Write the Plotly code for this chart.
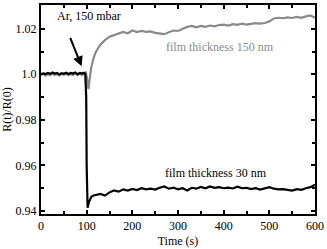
import plotly.graph_objects as go

# 30 nm film (black)
t_30 = [0, 5, 10, 15, 20, 25, 30, 35, 40, 45, 50, 55, 60, 65, 70, 75, 80, 85, 90, 94,
        97, 99, 100, 102, 105, 110, 115, 120,
        130, 140, 150, 160, 170, 180, 190, 200, 210, 220, 230, 240, 250, 260, 270, 280,
        290, 300, 310, 320, 330, 340, 350, 360, 370, 380, 390, 400, 410, 420, 430, 440,
        450, 460, 470, 480, 490, 500, 510, 520, 530, 540, 550, 560, 570, 580, 590, 600]
r_30 = [1.0000, 1.0004, 1.0001, 1.0006, 1.0002, 1.0008, 1.0003, 1.0006, 0.9999, 1.0005,
        1.0002, 1.0007, 1.0001, 1.0006, 1.0003, 1.0008, 1.0000, 1.0006, 1.0003, 1.0007,
        1.0002, 0.9900, 0.9600, 0.9415, 0.9440, 0.9462, 0.9468, 0.9470,
        0.9475, 0.9468, 0.9482, 0.9490, 0.9485, 0.9495, 0.9490, 0.9497, 0.9492, 0.9500,
        0.9495, 0.9498, 0.9494, 0.9502, 0.9508, 0.9498, 0.9503, 0.9495, 0.9500, 0.9490,
        0.9502, 0.9498, 0.9506, 0.9500, 0.9508, 0.9502, 0.9505, 0.9500, 0.9503, 0.9499,
        0.9507, 0.9500, 0.9502, 0.9496, 0.9500, 0.9494, 0.9498, 0.9505, 0.9498, 0.9495,
        0.9496, 0.9494, 0.9490, 0.9496, 0.9493, 0.9500, 0.9505, 0.9515]

# 150 nm film (gray)
t_150 = [0, 5, 10, 15, 20, 25, 30, 35, 40, 45, 50, 55, 60, 65, 70, 75, 80, 85, 90, 95,
         98, 100, 102, 104, 106, 110, 115,
         120, 130, 140, 150, 160, 170, 180, 190, 200, 210, 220, 230, 240, 250, 260, 270,
         280, 290, 300, 310, 320, 330, 340, 350, 360, 370, 380, 390, 400, 410, 420, 430,
         440, 450, 460, 470, 480, 490, 500, 510, 520, 530, 540, 550, 560, 570, 580, 590, 600]
r_150 = [0.9998, 1.0002, 0.9994, 1.0001, 0.9996, 1.0003, 0.9997, 1.0001, 0.9995, 1.0002,
         0.9998, 1.0003, 0.9996, 1.0001, 0.9997, 1.0004, 0.9998, 1.0002, 0.9997, 1.0004,
         1.0008, 0.9990, 0.9945, 0.9935, 0.9970, 1.0030, 1.0070,
         1.0098, 1.0130, 1.0150, 1.0165, 1.0172, 1.0182, 1.0186, 1.0180, 1.0192, 1.0185,
         1.0190, 1.0186, 1.0188, 1.0182, 1.0180, 1.0176, 1.0184, 1.0192, 1.0190, 1.0200,
         1.0208, 1.0212, 1.0206, 1.0212, 1.0208, 1.0214, 1.0210, 1.0216, 1.0218, 1.0214,
         1.0220, 1.0217, 1.0222, 1.0218, 1.0220, 1.0224, 1.0222, 1.0225, 1.0232, 1.0245,
         1.0248, 1.0246, 1.0250, 1.0247, 1.0252, 1.0248, 1.0254, 1.0258, 1.0248]

x_ticks = [0, 100, 200, 300, 400, 500, 600]
y_ticks = [0.94, 0.96, 0.98, 1.0, 1.02]
y_tick_labels = ["0.94", "0.96", "0.98", "1.0", "1.02"]

FONT = "'Liberation Serif', 'Times New Roman', Times, 'DejaVu Serif', serif"

fig = go.Figure()
fig.add_trace(go.Scatter(x=t_150, y=r_150, mode="lines",
                         line=dict(color="#8a8a8a", width=2.2), showlegend=False))
fig.add_trace(go.Scatter(x=t_30, y=r_30, mode="lines",
                         line=dict(color="black", width=2.2), showlegend=False))

fig.add_annotation(x=89, y=1.0035, ax=-12, ay=-30, axref="pixel", ayref="pixel",
                   xref="x", yref="y", showarrow=True, arrowhead=2, arrowsize=1,
                   arrowwidth=2, arrowcolor="black", text="")
fig.add_annotation(x=0.05, y=1.0255, xref="x domain", yref="y", text="Ar, 150 mbar",
                   showarrow=False, font=dict(family=FONT, size=12, color="black"),
                   xanchor="left")
fig.add_annotation(x=391, y=1.0121, xref="x", yref="y", text="film thickness 150 nm",
                   showarrow=False, font=dict(family=FONT, size=12, color="#8a8a8a"))
fig.add_annotation(x=383, y=0.9568, xref="x", yref="y", text="film thickness 30 nm",
                   showarrow=False, font=dict(family=FONT, size=12, color="black"))

fig.update_xaxes(range=[0, 600], tickvals=x_ticks, ticks="inside", ticklen=4,
                 tickwidth=1.5, tickcolor="black", showline=True, linewidth=2,
                 linecolor="black", mirror="ticks", showgrid=False, zeroline=False,
                 minor=dict(dtick=50, ticks="inside", ticklen=3, tickcolor="black"),
                 title=dict(text="Time (s)", standoff=4,
                            font=dict(family=FONT, size=12, color="black")),
                 tickfont=dict(family=FONT, size=12, color="black"))
fig.update_yaxes(range=[0.9387, 1.0304], tickvals=y_ticks, ticktext=y_tick_labels,
                 ticks="inside", ticklen=4, tickwidth=1.5, tickcolor="black",
                 showline=True, linewidth=2, linecolor="black", mirror="ticks",
                 showgrid=False, zeroline=False,
                 minor=dict(dtick=0.01, tick0=0.94, ticks="inside", ticklen=3,
                            tickcolor="black"),
                 title=dict(text="R(t)/R(0)", standoff=2,
                            font=dict(family=FONT, size=12, color="black")),
                 tickfont=dict(family=FONT, size=12, color="black"))

fig.update_layout(width=327, height=249, margin=dict(l=41, r=10, t=3, b=34),
                  plot_bgcolor="white", paper_bgcolor="white",
                  font=dict(family=FONT, size=12, color="black"))

fig.write_html("out.html", config={"displayModeBar": False},
               post_script="document.body.style.margin='0';")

☆ ☆ ☆ ☆ ☆ ☆ ☆

**Set problem**
Leave out the pictures. Transcribe only the lines above, from the first through the one that contains "import plotly.graph_objects as go".

**Solution below**
Write the Plotly code for this chart.
import plotly.graph_objects as go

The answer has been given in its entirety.